Selebihnya, dirinya melihat para kelasi mengenakan seragam khusus di tempat tropis yang cerah nan indah. Adapula terlihat penduduk pribumi, prajurit perempuan, beberapa orang tionghoa, noni-noni Indo muda dan langsing, serta para gadis Indo-Eropa yang cantik. Semua hadir di pesta itu.

“Musik mengalun, mereka membawa zaagman kapel, musik yang cukup populer di resimen ketujuh Amsterdam. Saya nikmati permainan bagus mereka. saya pun tidak mengira jika mereka pemain musik dari Batavia. Mereka pasti korps musik terbaik di seluruh timur,” tutur Brousson.

Lapangan Banteng di Masa Lampau (Wikimedia Commons)

Tak hanya Brousson, AWP Weitzel penulis buku Batavia In 1858 (1860) berucap hal yang sama. “Korps musik garnisun Batavia yang tersusun dengan terlatih baik itu mempergelarkan beberapa repertoir yang indah dengan sangat baik.”

Selain tempat menonton musik, sempat pula lapangan tersebut menjadi tempat berlangsungnya latihan dan upacara militer. Johan Fabricius, dalam buku berjudul Mayor Tjanje: Cerita Tuan Tanah Batavia Abad Ke-19 (1979), mengungkap Lapangan Banteng pernah dijadikan tempat upacara militer yang dipimpin oleh Augustijn Michiels atau yang akrab disapa Mayor Tjanje (kapten Kaum Papang), seorang tuan tanah kaya raya di Batavia.

“Defile Korps Papanger di Lapangan Banteng. Ribuan penduduk pribumi menonton di tepi, sambil mengobrol, dan bersenda gurau. Atau membeli jajanan di warung kecil sekitar,” kata Johan.

Masyhur hingga kini 

Pada perkembangannya, semasa Jepang mulai menguasai Indonesia, patung singa dan patung perunggu Jan Pieterszoon Coen (pendiri Batavia) yang ikonik itu diratakan dengan tanah. Kemudian, barulah setelah kemerdekaan, keduanya diganti dengan Monumen Pembebasan Irian Jaya yang mulai berdiri pada tahun 1963.

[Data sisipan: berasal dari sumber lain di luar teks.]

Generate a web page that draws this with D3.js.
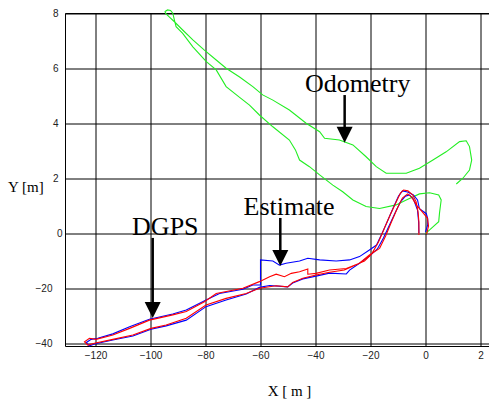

Menariknya, Lapangan Banteng yang terkenal teduh sempat pula menjadi terminal bus yang penuh dengan hiruk pikuk serta deru suara mesin bus di nyalakan. Untungnya, pada tahun 1981 kemudian dialihkan menjadi taman umum oleh pemerintah DKI Jakarta.

Lapangan Banteng kini semakin digemari kaum muda untuk membunuh waktu. Kemasyhuran Lapangan Banteng juga membuatnya kerap disebut dalam beberapa novel yang terbit di era 1980-an. Salah satunya adalah novel karya wartawan senior yang juga sastrawan, Arswendo Atmowiloto yang berjudul Dua Ibu (1981). Berikut penggalannya:

“Menjadi bagian dari cita-citaku yang belum terlaksana untuk bisa mencapai Lapangan Banteng tanpa bantuan orang lain. Selain itu, dari Katedral, bisa pergi ke Pasar Baru. Beli bakso dan pulangnya beli bakpao,” tulis Arswendo.